Exercise –
Sift the listing for lines that hold the string "this" and pull them out.
─── Task input ───
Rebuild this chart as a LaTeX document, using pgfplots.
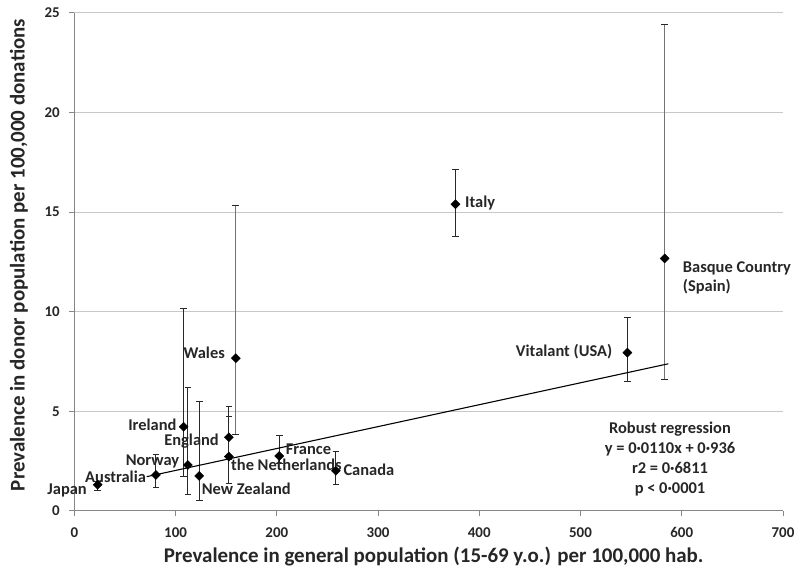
\documentclass[border=0pt]{standalone}
\usepackage{pgfplots}
\pgfplotsset{compat=1.18}
\usepackage{fontspec}
\setmainfont{Carlito}
\definecolor{gridc}{RGB}{200,200,200}
\definecolor{axc}{RGB}{134,134,134}
\definecolor{txt}{RGB}{38,38,38}
\definecolor{ebar}{RGB}{40,40,40}
\definecolor{ebarg}{RGB}{115,115,115}
\begin{document}
\begin{tikzpicture}[x=1bp,y=1bp]
\useasboundingbox (0,0) rectangle (802,581);
\begin{axis}[
  at={(74.3bp,70bp)}, anchor=south west,
  scale only axis, width=708.7bp, height=498bp,
  xmin=0, xmax=700, ymin=0, ymax=25,
  xtick={0,100,...,700}, ytick={0,5,...,25},
  axis lines*=left,
  axis line style={axc, line width=1bp},
  ymajorgrids, grid style={gridc, line width=1bp},
  tick style={axc, line width=1bp}, tick align=outside, major tick length=5bp,
  /pgf/number format/assume math mode=true,
  tick label style={font=\bfseries\fontsize{15}{18}\selectfont, text=txt},
  xticklabel style={yshift=-8bp},
  yticklabel style={xshift=-6bp},
  label style={font=\bfseries\fontsize{21}{24}\selectfont, text=txt},
  xlabel={Prevalence in general population (15-69 y.o.) per 100,000 hab.},
  ylabel={Prevalence in donor population per 100,000 donations},
  xlabel style={at={(axis description cs:0.507,-0.0904)}, anchor=center},
  ylabel style={at={(axis description cs:-0.078,0.514)}, anchor=center},
  clip=false,
]
% gray error bars (Wales, Basque Country)
\addplot[only marks, mark=square*, mark size=3.2bp, mark options={rotate=45, fill=black, draw=black},
  error bars/.cd, y dir=both, y explicit,
  error bar style={ebarg, line width=1.4bp},
  error mark options={rotate=90, ebar, mark size=3.3bp, line width=1bp}]
coordinates {
  (159.5,7.67) += (0,7.69) -= (0,3.82)
  (583.1,12.68) += (0,11.72) -= (0,6.10)
};
% dark error bars
\addplot[only marks, mark=square*, mark size=3.2bp, mark options={rotate=45, fill=black, draw=black},
  error bars/.cd, y dir=both, y explicit,
  error bar style={ebar, line width=1.1bp},
  error mark options={rotate=90, ebar, mark size=3.3bp, line width=1bp}]
coordinates {
  (23.1,1.32) += (0,0.18) -= (0,0.27)
  (80.6,1.81) += (0,1.02) -= (0,0.64)
  (112.2,2.31) += (0,3.88) -= (0,1.46)
  (108.0,4.23) += (0,5.95) -= (0,2.51)
  (123.4,1.76) += (0,3.73) -= (0,1.21)
  (152.7,3.70) += (0,1.57) -= (0,1.10)
  (152.7,2.73) += (0,2.00) -= (0,1.34)
  (202.4,2.76) += (0,1.02) -= (0,0.36)
  (258.3,2.02) += (0,0.98) -= (0,0.68)
  (376.5,15.40) += (0,1.75) -= (0,1.60)
  (546.3,7.95) += (0,1.77) -= (0,1.47)
};
% robust regression line
\addplot[black, line width=1.1bp, no marks] coordinates {(71.5,1.7225) (586.7,7.390)};
% labels
\begin{scope}[every node/.style={font=\bfseries\fontsize{16.5}{19}\selectfont, text=txt, inner sep=0pt}]
\node[anchor=east] at (axis cs:12.5,1.05) {Japan};
\node[anchor=east] at (axis cs:70.9,1.72) {Australia};
\node[anchor=east] at (axis cs:103.7,2.47) {Norway};
\node[anchor=east] at (axis cs:101.1,4.32) {Ireland};
\node[anchor=east] at (axis cs:142.9,3.51) {England};
\node[anchor=west] at (axis cs:154.8,2.31) {the Netherlands};
\node[anchor=west] at (axis cs:125.8,1.09) {New Zealand};
\node[anchor=west] at (axis cs:208.8,3.11) {France};
\node[anchor=west] at (axis cs:265.7,2.06) {Canada};
\node[anchor=east] at (axis cs:148.9,7.92) {Wales};
\node[anchor=west] at (axis cs:385.9,15.45) {Italy};
\node[anchor=east] at (axis cs:531.4,8.0) {Vitalant (USA)};
\node[anchor=west, align=left] at (axis cs:601,11.7) {Basque Country\\[1bp](Spain)};
\node[anchor=center, align=center] at (axis cs:588.4,2.6) {Robust regression\\[1bp]y = 0·0110x + 0·936\\[1bp]r2 = 0·6811\\[1bp]p < 0·0001};
\end{scope}
\end{axis}
\end{tikzpicture}
\end{document}
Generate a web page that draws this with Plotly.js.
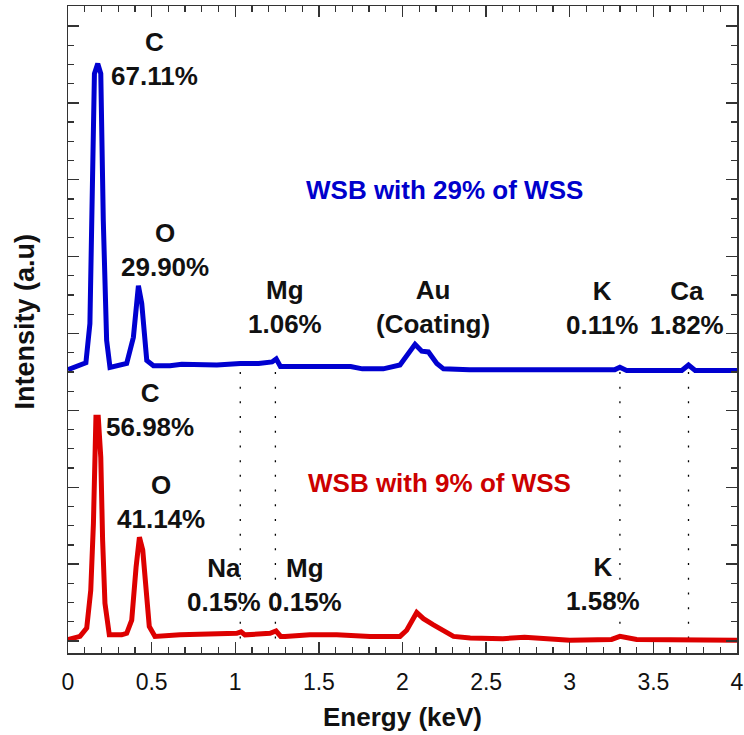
<!DOCTYPE html>
<html>
<head>
<meta charset="utf-8">
<script src="https://cdn.plot.ly/plotly-3.0.1.min.js"></script>
<style>html,body{margin:0;padding:0;background:#fff;}#chart{width:744px;height:735px;}</style>
</head>
<body>
<div id="chart"></div>
<script>
// ---- Data ----
const energyBlue = [0, 0.05, 0.107, 0.131, 0.158, 0.178, 0.196, 0.211, 0.231, 0.251, 0.311, 0.351, 0.391, 0.421, 0.441, 0.471, 0.511, 0.61, 0.68, 0.89, 1.03, 1.14, 1.22, 1.245, 1.27, 1.41, 1.57, 1.69, 1.76, 1.885, 1.985, 2.075, 2.115, 2.155, 2.205, 2.245, 2.40, 2.60, 2.80, 3.00, 3.20, 3.27, 3.30, 3.34, 3.50, 3.67, 3.71, 3.75, 3.90, 4.00];
const intensityBlue = [3.53, 3.57, 3.62, 4.13, 7.38, 7.51, 7.38, 5.47, 3.91, 3.56, 3.60, 3.61, 3.95, 4.62, 4.39, 3.65, 3.58, 3.58, 3.60, 3.59, 3.61, 3.61, 3.63, 3.67, 3.57, 3.57, 3.58, 3.57, 3.54, 3.54, 3.59, 3.86, 3.77, 3.76, 3.61, 3.54, 3.53, 3.53, 3.52, 3.53, 3.52, 3.53, 3.56, 3.52, 3.52, 3.52, 3.59, 3.52, 3.52, 3.52];

const energyRed = [0, 0.072, 0.112, 0.136, 0.152, 0.167, 0.181, 0.196, 0.207, 0.221, 0.247, 0.321, 0.351, 0.381, 0.407, 0.427, 0.447, 0.467, 0.486, 0.520, 0.670, 1.009, 1.035, 1.058, 1.208, 1.244, 1.272, 1.298, 1.447, 1.607, 1.806, 1.985, 2.025, 2.085, 2.125, 2.185, 2.245, 2.305, 2.405, 2.60, 2.73, 2.85, 3.00, 3.25, 3.30, 3.40, 3.70, 4.00];
const intensityRed = [0.02, 0.06, 0.17, 0.66, 1.53, 2.91, 2.91, 2.39, 1.31, 0.49, 0.08, 0.08, 0.10, 0.27, 0.96, 1.35, 1.18, 0.71, 0.19, 0.06, 0.08, 0.10, 0.12, 0.08, 0.10, 0.13, 0.06, 0.06, 0.08, 0.08, 0.06, 0.06, 0.14, 0.37, 0.29, 0.21, 0.14, 0.06, 0.04, 0.03, 0.05, 0.03, 0.01, 0.02, 0.06, 0.02, 0.01, 0.01];

const lineEnergies = [1.03, 1.24, 3.30, 3.71];

const seriesNames = ["WSB with 29% of WSS", "WSB with 9% of WSS"];

const blueLabels = ["C<br>67.11%", "O<br>29.90%", "Mg<br>1.06%", "Au<br>(Coating)", "K<br>0.11%", "Ca<br>1.82%"];
const redLabels = ["C<br>56.98%", "O<br>41.14%", "Na<br>0.15%", "Mg<br>0.15%", "K<br>1.58%"];

// ---- Label anchor positions (energy, intensity) ----
const blueLabelPos = [[0.52, 7.57], [0.58, 5.09], [1.30, 4.35], [2.18, 4.35], [3.19, 4.33], [3.70, 4.33]];
const redLabelPos = [[0.49, 3.01], [0.556, 1.81], [0.93, 0.73], [1.42, 0.73], [3.20, 0.74]];

const BLUE = "#0000d0";
const RED = "#dd0000";
const FONT = "Liberation Sans, Arial, sans-serif";
const LABEL_SIZE = 26;

const traces = [
  {x: energyBlue, y: intensityBlue, type: "scatter", mode: "lines", name: seriesNames[0],
   line: {color: BLUE, width: 5}},
  {x: energyRed, y: intensityRed, type: "scatter", mode: "lines", name: seriesNames[1],
   line: {color: RED, width: 5}}
];

const annotations = [];
blueLabels.forEach((t, i) => annotations.push({x: blueLabelPos[i][0], y: blueLabelPos[i][1], xref: "x", yref: "y",
  text: "<b>" + t + "</b>", showarrow: false, xanchor: "center", yanchor: "middle",
  font: {family: FONT, size: LABEL_SIZE, color: "#111"}}));
redLabels.forEach((t, i) => annotations.push({x: redLabelPos[i][0], y: redLabelPos[i][1], xref: "x", yref: "y",
  text: "<b>" + t + "</b>", showarrow: false, xanchor: "center", yanchor: "middle",
  font: {family: FONT, size: LABEL_SIZE, color: "#111"}}));
annotations.push({x: 2.25, y: 5.87, xref: "x", yref: "y", text: "<b>" + seriesNames[0] + "</b>", showarrow: false,
  xanchor: "center", yanchor: "middle", font: {family: FONT, size: LABEL_SIZE, color: "#0000cc"}});
annotations.push({x: 2.22, y: 2.05, xref: "x", yref: "y", text: "<b>" + seriesNames[1] + "</b>", showarrow: false,
  xanchor: "center", yanchor: "middle", font: {family: FONT, size: LABEL_SIZE, color: "#cc0000"}});
// y-axis title (placed as rotated annotation for exact position)
annotations.push({x: -0.0645, y: 0.512, xref: "paper", yref: "paper", text: "<b>Intensity (a.u)</b>", textangle: -90,
  showarrow: false, xanchor: "center", yanchor: "middle", font: {family: FONT, size: 27, color: "#111"}});

const shapes = lineEnergies.map(e => ({type: "line", xref: "x", yref: "y", x0: e, x1: e, y0: 3.5, y1: -0.13,
  line: {color: "#000", width: 1.3, dash: "2px,12.7px"}, layer: "below"}));

const layout = {
  width: 744, height: 735,
  margin: {l: 68, r: 7, t: 6, b: 82},
  paper_bgcolor: "#fff", plot_bgcolor: "#fff",
  showlegend: false,
  font: {family: FONT, color: "#000"},
  xaxis: {
    range: [0, 4], dtick: 0.5, tick0: 0,
    ticks: "inside", ticklen: 11, tickwidth: 1.3, tickcolor: "#333",
    minor: {dtick: 0.1, ticks: "inside", ticklen: 6, tickwidth: 1.2, tickcolor: "#333"},
    showline: true, linecolor: "#333", linewidth: 1.5, mirror: "ticks",
    showgrid: false, zeroline: false,
    tickfont: {family: FONT, size: 23, color: "#111"},
    ticklabelstandoff: 8,
    title: {text: "<b>Energy (keV)</b>", font: {family: FONT, size: 26, color: "#111"}, standoff: 13}
  },
  yaxis: {
    range: [-0.156, 8.26], dtick: 1, tick0: 0,
    ticks: "inside", ticklen: 11, tickwidth: 1.3, tickcolor: "#333",
    minor: {dtick: 0.25, ticks: "inside", ticklen: 6, tickwidth: 1.2, tickcolor: "#333"},
    showline: true, linecolor: "#333", linewidth: 1.5, mirror: "ticks",
    showgrid: false, zeroline: false, showticklabels: false
  },
  annotations: annotations,
  shapes: shapes
};

Plotly.newPlot("chart", traces, layout, {displayModeBar: false, staticPlot: true});
</script>
</body>
</html>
───
Output of the task –
Rebuild this chart as a LaTeX document, using pgfplots.
Generate a web page that draws this with Plotly.js.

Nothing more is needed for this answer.